Goal: Please repeat the records below exactly, from the first line through the line containing "const values = [11, 16, 9, 0, 8, 14];", and nothing more.
--- begin Supplied records ---
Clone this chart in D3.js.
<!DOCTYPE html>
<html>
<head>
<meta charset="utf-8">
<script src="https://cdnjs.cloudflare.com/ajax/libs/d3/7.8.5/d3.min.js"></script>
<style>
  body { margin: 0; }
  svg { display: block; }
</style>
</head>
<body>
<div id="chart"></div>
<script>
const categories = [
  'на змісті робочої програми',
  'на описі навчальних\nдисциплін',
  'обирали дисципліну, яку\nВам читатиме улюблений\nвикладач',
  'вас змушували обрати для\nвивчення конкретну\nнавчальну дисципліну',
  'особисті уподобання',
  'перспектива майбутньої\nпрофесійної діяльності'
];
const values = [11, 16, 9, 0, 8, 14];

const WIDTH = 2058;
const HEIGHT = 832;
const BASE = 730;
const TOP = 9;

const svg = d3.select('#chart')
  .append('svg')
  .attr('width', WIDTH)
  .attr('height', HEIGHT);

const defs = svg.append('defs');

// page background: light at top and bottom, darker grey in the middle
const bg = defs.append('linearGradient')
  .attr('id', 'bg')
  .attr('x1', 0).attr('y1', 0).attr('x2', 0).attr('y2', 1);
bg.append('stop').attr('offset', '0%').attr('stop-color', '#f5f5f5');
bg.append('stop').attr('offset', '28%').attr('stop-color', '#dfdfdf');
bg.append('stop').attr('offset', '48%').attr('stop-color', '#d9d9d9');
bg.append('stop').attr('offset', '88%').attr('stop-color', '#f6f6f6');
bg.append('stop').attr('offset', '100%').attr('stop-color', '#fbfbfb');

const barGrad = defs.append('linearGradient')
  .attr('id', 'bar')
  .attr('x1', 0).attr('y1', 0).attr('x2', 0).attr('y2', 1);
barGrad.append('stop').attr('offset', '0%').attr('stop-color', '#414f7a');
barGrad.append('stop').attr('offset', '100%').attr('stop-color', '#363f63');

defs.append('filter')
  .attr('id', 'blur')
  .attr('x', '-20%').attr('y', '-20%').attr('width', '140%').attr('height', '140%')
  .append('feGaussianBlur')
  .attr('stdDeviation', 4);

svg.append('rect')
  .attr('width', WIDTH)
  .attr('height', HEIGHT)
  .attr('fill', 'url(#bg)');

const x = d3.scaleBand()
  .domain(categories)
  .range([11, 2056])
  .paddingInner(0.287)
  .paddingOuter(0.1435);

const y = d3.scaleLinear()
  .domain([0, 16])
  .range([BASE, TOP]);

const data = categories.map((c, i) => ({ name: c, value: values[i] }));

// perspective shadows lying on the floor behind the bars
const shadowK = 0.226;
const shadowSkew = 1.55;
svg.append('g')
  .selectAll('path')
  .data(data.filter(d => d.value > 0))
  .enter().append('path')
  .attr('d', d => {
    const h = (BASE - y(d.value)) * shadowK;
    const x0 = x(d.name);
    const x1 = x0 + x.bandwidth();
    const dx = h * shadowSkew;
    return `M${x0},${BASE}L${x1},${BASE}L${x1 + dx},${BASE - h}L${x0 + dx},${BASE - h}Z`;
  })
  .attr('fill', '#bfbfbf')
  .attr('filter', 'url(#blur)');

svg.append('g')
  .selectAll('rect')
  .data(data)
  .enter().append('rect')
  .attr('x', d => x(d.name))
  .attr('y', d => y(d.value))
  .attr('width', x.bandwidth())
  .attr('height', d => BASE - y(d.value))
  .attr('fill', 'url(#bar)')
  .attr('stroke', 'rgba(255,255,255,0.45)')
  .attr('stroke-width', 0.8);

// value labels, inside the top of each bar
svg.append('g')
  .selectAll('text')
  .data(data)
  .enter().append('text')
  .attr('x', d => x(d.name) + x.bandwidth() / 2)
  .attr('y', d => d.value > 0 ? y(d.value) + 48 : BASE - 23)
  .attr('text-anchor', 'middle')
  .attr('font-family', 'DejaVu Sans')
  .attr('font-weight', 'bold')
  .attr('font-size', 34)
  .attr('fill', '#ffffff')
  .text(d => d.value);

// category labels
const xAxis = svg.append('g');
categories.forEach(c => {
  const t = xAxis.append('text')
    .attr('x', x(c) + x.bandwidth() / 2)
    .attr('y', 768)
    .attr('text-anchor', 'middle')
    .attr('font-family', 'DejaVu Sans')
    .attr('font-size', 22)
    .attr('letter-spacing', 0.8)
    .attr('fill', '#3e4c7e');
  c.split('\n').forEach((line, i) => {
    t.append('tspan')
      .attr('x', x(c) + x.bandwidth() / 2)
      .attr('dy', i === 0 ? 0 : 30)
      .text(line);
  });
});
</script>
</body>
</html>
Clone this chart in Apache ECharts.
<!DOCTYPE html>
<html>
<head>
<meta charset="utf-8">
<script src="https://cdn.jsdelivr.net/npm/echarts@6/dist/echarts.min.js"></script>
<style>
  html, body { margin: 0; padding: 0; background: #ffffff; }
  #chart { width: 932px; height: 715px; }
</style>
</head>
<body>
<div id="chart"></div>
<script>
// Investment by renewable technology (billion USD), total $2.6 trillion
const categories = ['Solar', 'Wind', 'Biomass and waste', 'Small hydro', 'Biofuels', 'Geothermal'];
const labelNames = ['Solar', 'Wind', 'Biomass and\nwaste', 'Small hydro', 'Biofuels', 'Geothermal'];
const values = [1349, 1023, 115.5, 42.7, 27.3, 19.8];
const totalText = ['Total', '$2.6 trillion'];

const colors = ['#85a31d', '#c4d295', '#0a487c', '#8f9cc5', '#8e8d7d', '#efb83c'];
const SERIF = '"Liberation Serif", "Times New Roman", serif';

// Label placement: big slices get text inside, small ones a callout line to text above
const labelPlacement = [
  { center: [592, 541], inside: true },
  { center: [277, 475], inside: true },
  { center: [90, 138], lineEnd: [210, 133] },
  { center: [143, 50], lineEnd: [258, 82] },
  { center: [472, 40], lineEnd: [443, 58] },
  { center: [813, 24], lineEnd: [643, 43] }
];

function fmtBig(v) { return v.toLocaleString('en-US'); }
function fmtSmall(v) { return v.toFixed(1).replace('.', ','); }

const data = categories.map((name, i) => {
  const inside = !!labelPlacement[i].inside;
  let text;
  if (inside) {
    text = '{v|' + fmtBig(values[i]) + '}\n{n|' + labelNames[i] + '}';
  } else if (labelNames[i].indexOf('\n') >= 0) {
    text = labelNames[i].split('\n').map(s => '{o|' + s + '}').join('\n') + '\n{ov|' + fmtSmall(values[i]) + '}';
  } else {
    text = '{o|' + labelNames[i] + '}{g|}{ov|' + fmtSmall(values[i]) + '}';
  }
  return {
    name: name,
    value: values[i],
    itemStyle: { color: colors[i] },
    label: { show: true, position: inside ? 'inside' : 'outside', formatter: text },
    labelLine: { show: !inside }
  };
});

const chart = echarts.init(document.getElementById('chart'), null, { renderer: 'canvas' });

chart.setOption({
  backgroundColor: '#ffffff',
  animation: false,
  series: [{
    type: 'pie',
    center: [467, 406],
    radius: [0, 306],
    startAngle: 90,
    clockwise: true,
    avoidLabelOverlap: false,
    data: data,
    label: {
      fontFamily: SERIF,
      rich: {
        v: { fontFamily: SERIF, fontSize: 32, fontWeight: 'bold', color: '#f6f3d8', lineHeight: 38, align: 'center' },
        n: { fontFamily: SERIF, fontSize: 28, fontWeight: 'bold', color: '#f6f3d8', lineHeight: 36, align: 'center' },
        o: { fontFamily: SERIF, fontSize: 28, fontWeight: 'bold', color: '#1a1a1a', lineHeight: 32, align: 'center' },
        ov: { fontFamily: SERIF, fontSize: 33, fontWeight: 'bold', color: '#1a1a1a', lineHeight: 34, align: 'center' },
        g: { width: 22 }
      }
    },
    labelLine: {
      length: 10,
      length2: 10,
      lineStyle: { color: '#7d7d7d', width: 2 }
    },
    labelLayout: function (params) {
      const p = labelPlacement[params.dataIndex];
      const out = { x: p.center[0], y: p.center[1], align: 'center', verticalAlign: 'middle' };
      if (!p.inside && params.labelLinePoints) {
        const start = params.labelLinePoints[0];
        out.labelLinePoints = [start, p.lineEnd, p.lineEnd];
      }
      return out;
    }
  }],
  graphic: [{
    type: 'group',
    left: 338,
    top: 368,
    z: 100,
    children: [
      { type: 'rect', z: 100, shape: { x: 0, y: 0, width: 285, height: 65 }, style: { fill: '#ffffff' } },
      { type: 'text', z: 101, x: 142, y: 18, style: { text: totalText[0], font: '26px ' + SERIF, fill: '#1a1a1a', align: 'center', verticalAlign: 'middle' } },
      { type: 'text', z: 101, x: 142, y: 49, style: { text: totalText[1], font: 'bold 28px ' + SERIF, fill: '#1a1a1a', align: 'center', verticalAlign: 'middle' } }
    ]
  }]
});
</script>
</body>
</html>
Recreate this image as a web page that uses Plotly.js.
--- end Supplied records ---
Correct response:
Clone this chart in D3.js.
<!DOCTYPE html>
<html>
<head>
<meta charset="utf-8">
<script src="https://cdnjs.cloudflare.com/ajax/libs/d3/7.8.5/d3.min.js"></script>
<style>
  body { margin: 0; }
  svg { display: block; }
</style>
</head>
<body>
<div id="chart"></div>
<script>
const categories = [
  'на змісті робочої програми',
  'на описі навчальних\nдисциплін',
  'обирали дисципліну, яку\nВам читатиме улюблений\nвикладач',
  'вас змушували обрати для\nвивчення конкретну\nнавчальну дисципліну',
  'особисті уподобання',
  'перспектива майбутньої\nпрофесійної діяльності'
];
const values = [11, 16, 9, 0, 8, 14];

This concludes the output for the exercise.